Records with drawing code
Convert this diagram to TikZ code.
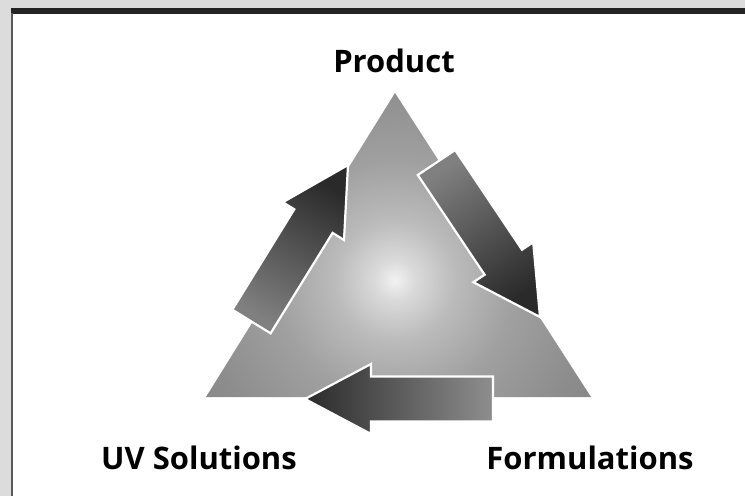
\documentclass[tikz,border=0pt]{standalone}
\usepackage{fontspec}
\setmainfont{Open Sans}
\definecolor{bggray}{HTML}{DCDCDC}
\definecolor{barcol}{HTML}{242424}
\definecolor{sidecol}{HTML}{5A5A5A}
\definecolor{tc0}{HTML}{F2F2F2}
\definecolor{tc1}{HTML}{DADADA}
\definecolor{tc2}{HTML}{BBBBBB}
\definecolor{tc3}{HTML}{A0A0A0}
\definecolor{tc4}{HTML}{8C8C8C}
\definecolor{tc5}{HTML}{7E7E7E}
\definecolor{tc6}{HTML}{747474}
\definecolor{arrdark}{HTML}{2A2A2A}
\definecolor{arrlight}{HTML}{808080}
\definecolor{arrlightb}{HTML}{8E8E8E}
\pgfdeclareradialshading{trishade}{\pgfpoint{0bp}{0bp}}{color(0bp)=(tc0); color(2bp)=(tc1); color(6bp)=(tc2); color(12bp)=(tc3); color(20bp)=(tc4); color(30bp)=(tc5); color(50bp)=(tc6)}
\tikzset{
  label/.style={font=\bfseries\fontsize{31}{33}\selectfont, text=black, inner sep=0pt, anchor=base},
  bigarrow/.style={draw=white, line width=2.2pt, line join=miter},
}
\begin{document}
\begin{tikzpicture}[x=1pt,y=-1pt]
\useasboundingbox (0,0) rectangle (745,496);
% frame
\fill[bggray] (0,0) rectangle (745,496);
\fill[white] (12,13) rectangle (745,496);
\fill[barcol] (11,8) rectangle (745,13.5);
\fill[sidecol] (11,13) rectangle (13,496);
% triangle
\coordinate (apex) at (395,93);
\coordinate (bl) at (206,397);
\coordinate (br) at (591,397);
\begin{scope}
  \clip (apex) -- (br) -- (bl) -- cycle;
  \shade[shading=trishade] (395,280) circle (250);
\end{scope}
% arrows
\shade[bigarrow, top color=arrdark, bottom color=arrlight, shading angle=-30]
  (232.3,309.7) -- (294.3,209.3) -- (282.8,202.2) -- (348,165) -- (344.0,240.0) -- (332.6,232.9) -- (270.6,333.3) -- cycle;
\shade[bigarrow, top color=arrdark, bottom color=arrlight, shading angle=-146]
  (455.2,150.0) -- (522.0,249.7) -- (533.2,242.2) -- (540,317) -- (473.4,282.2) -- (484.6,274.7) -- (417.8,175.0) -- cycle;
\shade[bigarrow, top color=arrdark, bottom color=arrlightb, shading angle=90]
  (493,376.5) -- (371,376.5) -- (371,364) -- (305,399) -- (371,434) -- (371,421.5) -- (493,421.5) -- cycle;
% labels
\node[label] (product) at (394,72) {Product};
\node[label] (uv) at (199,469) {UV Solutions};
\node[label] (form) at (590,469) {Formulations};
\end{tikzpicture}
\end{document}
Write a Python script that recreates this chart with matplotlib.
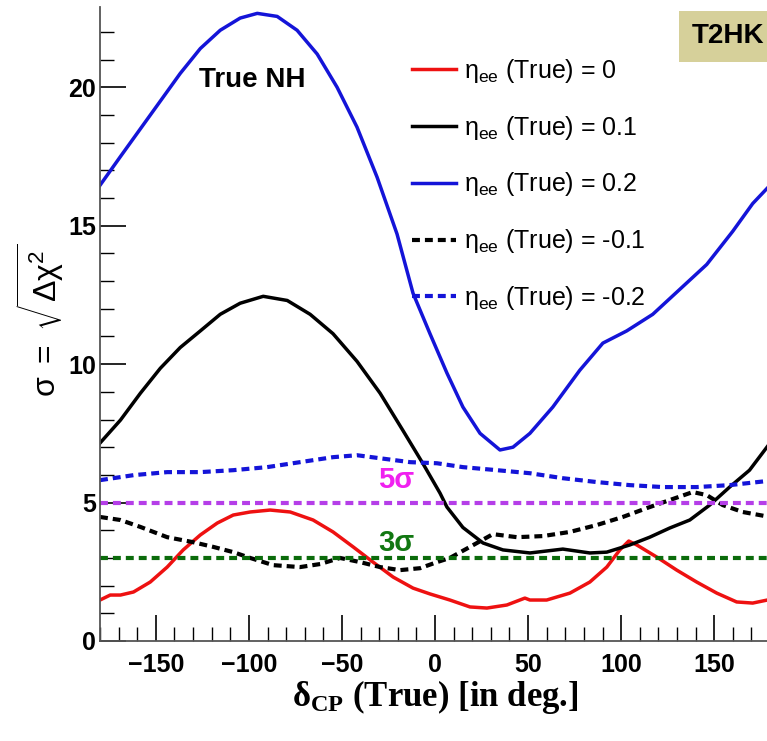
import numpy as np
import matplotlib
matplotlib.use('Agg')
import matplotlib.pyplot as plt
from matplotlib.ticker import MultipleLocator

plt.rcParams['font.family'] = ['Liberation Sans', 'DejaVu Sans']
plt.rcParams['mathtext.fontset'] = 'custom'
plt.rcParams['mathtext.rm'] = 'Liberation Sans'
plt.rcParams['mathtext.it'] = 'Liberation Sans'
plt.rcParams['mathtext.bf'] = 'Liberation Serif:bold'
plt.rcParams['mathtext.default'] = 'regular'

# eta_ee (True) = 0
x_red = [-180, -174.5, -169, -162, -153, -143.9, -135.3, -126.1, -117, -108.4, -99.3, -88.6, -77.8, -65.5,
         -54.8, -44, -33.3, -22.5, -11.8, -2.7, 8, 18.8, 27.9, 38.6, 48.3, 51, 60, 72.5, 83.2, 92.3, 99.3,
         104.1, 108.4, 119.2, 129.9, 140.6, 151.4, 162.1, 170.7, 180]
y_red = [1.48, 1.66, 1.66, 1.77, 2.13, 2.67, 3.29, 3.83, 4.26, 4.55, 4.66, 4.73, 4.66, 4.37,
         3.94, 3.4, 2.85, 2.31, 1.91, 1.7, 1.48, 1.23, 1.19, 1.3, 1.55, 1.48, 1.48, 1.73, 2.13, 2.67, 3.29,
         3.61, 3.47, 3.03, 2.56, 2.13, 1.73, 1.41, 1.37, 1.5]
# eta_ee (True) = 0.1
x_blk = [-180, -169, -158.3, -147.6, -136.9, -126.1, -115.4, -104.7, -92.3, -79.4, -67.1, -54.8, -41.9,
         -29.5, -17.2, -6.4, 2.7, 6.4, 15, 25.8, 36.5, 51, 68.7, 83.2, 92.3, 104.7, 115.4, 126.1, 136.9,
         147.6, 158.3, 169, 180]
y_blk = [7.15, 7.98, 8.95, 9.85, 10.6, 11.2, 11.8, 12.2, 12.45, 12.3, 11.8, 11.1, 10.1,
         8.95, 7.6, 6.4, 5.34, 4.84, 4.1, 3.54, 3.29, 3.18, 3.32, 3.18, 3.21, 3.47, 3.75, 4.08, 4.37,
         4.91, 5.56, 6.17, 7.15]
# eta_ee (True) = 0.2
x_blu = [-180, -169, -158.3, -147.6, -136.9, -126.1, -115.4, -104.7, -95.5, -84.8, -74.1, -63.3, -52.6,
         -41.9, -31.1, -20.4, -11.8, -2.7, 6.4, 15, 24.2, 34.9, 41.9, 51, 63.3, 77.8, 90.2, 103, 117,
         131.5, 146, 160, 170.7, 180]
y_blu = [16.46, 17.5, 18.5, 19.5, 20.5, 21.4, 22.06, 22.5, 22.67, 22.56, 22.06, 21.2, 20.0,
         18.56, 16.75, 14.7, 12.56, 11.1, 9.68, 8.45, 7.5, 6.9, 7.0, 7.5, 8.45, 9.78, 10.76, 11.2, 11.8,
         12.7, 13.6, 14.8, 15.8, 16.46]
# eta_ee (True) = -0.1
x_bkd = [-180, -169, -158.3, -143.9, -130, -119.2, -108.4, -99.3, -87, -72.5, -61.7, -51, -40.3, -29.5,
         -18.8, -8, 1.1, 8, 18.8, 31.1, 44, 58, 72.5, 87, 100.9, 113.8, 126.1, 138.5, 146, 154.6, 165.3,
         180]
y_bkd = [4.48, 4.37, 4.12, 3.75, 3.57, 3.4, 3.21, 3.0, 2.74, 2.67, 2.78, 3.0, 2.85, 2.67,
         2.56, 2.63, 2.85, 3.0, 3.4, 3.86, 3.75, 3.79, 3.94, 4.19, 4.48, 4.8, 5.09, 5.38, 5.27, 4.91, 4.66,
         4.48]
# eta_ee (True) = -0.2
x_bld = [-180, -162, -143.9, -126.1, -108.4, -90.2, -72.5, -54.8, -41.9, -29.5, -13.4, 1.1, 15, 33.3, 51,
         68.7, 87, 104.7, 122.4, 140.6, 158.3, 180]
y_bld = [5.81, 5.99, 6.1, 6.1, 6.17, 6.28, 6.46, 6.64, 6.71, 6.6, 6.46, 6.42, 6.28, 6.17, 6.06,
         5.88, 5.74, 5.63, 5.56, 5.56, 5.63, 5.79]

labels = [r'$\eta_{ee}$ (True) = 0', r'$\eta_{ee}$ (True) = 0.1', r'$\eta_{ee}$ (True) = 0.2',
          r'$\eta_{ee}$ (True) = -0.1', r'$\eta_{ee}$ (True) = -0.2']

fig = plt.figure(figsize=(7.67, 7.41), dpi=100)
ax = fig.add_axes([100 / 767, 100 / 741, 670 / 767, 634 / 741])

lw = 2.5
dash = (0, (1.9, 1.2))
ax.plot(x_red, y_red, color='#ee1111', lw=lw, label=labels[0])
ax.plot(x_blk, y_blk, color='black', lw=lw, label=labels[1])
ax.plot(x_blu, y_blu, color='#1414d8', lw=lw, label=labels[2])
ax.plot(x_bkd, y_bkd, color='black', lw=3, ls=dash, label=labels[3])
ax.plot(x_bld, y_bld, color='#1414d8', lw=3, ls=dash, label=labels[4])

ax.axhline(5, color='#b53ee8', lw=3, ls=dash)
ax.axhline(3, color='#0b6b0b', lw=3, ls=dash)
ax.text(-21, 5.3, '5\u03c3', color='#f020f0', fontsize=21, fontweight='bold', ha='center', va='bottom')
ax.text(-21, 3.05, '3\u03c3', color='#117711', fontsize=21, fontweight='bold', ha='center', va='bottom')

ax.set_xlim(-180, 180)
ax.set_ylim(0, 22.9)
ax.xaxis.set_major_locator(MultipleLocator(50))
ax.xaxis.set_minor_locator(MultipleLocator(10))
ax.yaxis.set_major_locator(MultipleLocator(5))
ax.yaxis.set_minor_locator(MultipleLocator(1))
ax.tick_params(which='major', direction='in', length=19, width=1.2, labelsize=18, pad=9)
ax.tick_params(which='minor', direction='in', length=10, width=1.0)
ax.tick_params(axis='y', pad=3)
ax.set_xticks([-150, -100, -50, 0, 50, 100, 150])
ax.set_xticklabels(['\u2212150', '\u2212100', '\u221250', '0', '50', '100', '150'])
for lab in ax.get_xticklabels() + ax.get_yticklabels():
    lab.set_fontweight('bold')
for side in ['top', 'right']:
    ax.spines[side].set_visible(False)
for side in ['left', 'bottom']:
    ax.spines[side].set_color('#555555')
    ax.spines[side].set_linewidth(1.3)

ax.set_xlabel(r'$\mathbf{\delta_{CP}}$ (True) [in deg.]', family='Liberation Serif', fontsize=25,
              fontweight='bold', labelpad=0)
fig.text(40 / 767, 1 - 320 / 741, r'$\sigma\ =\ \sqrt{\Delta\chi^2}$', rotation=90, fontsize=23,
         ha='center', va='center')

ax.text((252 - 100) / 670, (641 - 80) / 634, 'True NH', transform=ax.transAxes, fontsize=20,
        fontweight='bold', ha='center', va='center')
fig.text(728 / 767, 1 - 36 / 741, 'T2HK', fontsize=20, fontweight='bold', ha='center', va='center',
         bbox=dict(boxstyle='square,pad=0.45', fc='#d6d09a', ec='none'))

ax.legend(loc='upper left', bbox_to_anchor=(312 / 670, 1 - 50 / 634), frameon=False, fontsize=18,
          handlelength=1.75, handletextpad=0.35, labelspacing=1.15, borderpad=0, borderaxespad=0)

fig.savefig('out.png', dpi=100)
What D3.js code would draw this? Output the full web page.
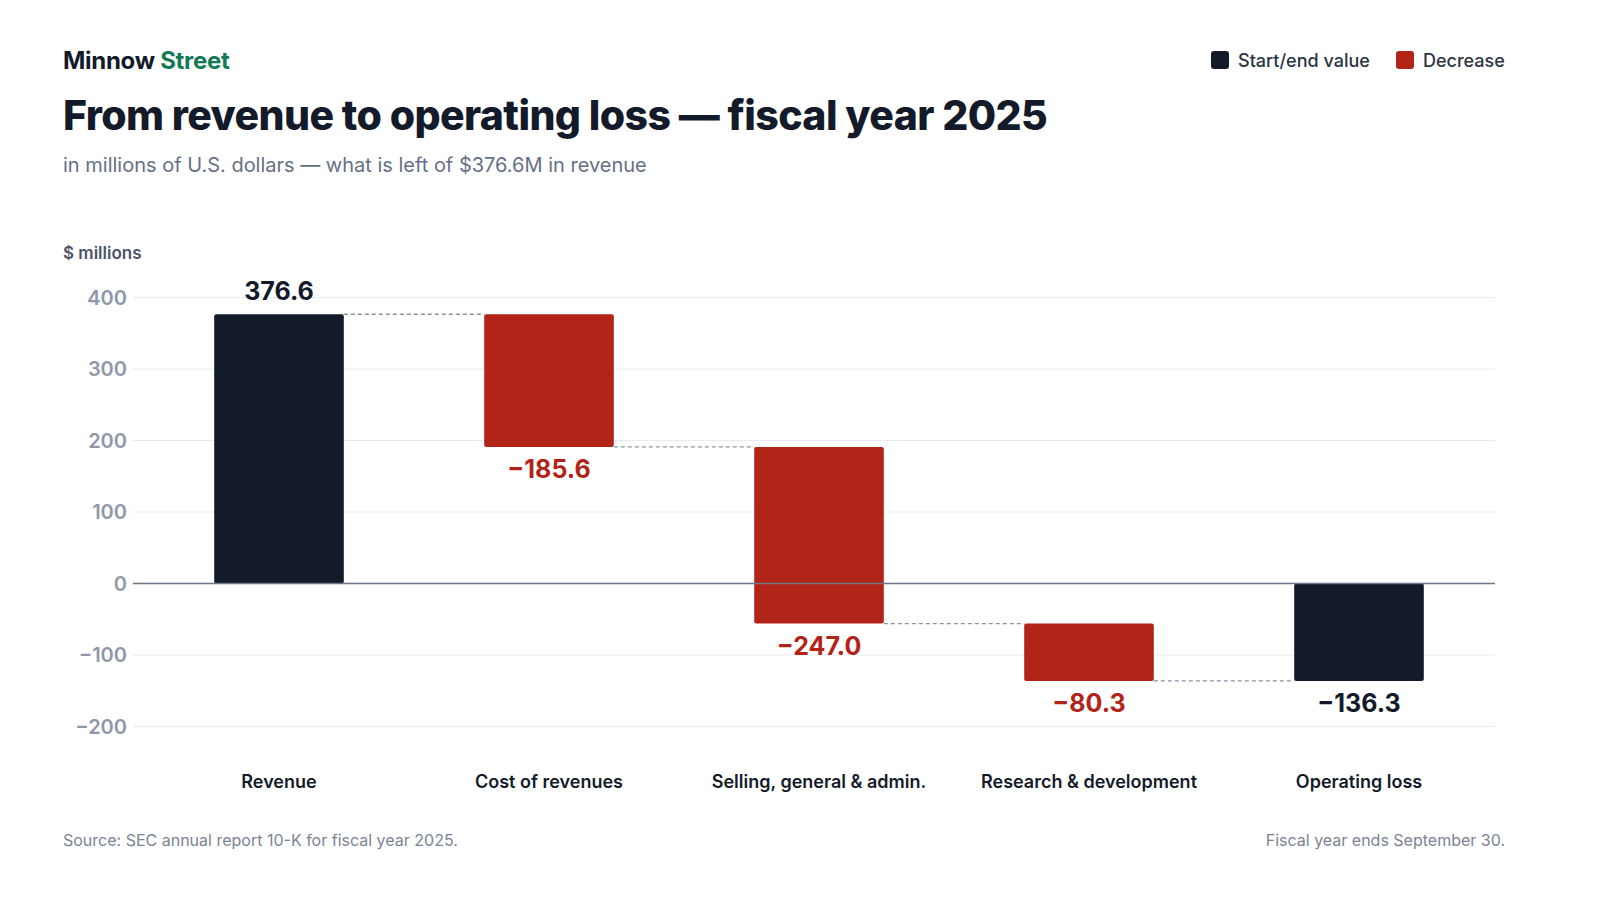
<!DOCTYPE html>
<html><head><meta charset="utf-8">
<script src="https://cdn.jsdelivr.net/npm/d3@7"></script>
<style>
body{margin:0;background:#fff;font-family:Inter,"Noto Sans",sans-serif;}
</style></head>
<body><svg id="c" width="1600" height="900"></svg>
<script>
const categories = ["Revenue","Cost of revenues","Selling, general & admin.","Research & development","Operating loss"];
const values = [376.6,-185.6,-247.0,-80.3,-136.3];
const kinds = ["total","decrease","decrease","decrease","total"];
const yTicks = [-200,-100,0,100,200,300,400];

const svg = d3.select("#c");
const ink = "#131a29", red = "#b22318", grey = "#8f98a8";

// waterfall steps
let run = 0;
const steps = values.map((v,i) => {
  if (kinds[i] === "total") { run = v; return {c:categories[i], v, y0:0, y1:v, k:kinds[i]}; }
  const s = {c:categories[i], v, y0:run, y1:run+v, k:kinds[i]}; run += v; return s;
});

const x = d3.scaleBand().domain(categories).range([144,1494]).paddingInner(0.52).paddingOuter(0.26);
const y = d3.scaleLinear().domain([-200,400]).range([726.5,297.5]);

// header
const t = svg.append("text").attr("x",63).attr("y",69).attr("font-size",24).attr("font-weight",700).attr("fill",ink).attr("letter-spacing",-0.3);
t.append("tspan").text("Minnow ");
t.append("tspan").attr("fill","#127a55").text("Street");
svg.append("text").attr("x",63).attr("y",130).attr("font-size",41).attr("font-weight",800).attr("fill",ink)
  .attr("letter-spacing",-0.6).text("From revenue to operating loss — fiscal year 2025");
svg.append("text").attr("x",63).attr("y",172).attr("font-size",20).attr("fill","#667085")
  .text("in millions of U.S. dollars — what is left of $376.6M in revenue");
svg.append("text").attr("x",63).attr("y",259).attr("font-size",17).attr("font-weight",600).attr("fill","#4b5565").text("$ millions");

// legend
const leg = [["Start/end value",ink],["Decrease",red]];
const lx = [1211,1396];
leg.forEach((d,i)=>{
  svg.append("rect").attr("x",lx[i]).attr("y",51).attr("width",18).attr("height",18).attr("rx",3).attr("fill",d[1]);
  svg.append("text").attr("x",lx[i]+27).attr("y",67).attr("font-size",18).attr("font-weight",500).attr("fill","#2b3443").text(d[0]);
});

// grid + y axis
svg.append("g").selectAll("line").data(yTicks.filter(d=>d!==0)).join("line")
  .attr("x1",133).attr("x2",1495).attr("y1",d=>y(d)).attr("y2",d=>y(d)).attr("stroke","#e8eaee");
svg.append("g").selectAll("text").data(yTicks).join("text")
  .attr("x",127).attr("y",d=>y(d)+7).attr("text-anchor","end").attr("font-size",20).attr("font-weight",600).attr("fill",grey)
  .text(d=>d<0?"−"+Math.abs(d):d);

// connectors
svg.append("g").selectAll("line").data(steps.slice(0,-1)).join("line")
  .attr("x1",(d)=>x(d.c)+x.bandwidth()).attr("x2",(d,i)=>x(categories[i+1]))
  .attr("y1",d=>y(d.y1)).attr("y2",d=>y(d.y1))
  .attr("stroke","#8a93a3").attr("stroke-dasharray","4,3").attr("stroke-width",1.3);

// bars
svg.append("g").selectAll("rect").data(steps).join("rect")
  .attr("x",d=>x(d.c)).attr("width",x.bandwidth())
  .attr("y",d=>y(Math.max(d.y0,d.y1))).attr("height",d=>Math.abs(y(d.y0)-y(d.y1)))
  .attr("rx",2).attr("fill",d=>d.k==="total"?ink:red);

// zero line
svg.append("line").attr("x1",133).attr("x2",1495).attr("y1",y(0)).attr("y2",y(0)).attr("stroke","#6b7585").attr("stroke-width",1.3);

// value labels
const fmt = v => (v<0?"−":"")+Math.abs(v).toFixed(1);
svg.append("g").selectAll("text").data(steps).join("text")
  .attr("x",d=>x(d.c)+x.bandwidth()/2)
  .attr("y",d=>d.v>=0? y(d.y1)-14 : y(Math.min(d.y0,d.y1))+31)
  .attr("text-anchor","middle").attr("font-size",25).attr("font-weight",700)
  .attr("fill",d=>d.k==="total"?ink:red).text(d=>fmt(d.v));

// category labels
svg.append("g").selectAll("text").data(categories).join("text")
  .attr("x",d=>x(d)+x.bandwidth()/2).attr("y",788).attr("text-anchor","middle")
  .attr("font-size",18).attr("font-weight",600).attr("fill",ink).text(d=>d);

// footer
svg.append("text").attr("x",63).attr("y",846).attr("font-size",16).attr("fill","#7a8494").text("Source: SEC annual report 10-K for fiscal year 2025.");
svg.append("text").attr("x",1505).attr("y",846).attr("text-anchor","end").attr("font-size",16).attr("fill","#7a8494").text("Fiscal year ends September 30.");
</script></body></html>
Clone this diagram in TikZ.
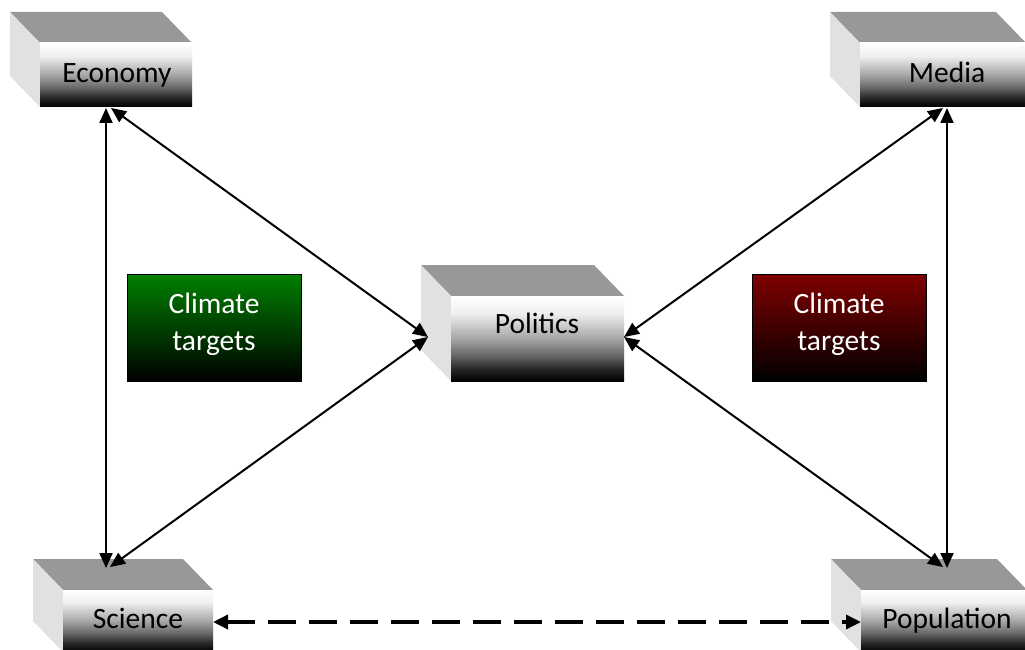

WHAT THIS TASK INVOLVES: Word for word, restate the lines beginning with the one that has "Write a Python" and ending with the one that has "plt.rcParams['mathtext.default'] = 'regular'". Keep both ends and skip any pictures.

FINAL ANSWER:
Write a Python script that recreates this chart with matplotlib.
import numpy as np
import matplotlib
matplotlib.use('Agg')
import matplotlib.pyplot as plt
from matplotlib.ticker import MultipleLocator

plt.rcParams['font.family'] = ['Liberation Sans', 'DejaVu Sans']
plt.rcParams['mathtext.fontset'] = 'custom'
plt.rcParams['mathtext.rm'] = 'Liberation Sans'
plt.rcParams['mathtext.it'] = 'Liberation Sans'
plt.rcParams['mathtext.bf'] = 'Liberation Serif:bold'
plt.rcParams['mathtext.default'] = 'regular'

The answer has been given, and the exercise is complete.